With the beloved Transformer about to get his own standalone movie and a wave of merchandise to go with it, Hasbro is filing a suit seeking to block sales of DC Superhero Girls-branded Mattel dolls and Lego sets that feature the size-changing teen superhero Bumblebee. Why? Because Hasbro owns the Bumblebee name as a trademark, so they believe DC’s character could be confused with the bright yellow Autobot by the time his own line of toys starts hitting shelves.
It’s a weird case, considering that Bumblebee herself is actually about a decade older than Hasbro’s transforming robot—she was DC Comics’ first female African American superhero, making her debut in December 1976's Teen Titans #45 before taking on the Bumblebee mantle three issues later. Bumblebee the trusty Autobot, meanwhile, wouldn’t appear until the Transformers franchise made its debut in 1984.
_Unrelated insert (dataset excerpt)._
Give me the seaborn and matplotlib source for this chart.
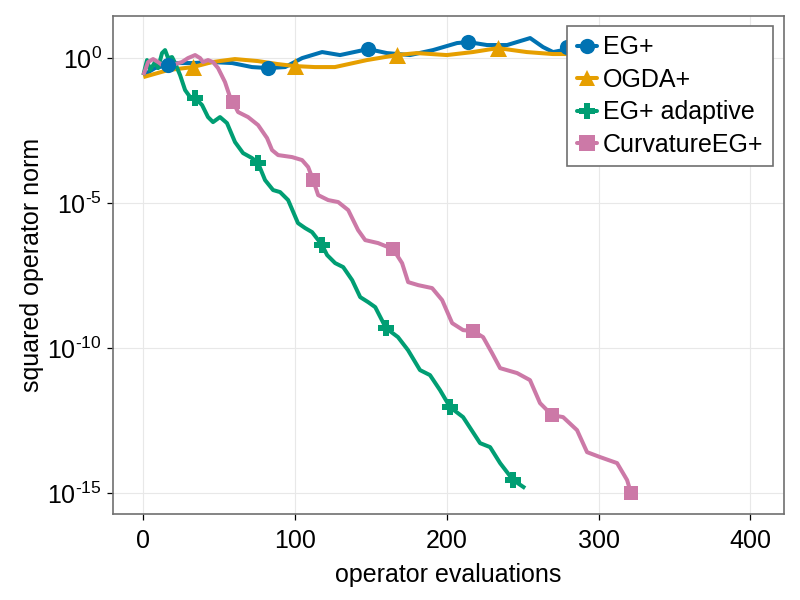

But where waters are muddied is the fact that Hasbro successfully trademarked the name Bumblebee in December 2015—several months after DC announced Superhero Girls, a new female-focused cross-media initiative that reimagined several female DC characters, including Bumblebee, as teenagers attending a superhero high school together. An animated series launched in October 2015, and since then has spun off into lines of action figures, comics, direct-to-video movies, dolls, and Lego. Hasbro is banking on its Bumblebee being more popular than the DC character, and is apparently even resorting to IGN listicles to prove it in court, according to Variety.
Whichever way the case goes, it’s going to be a peculiar one.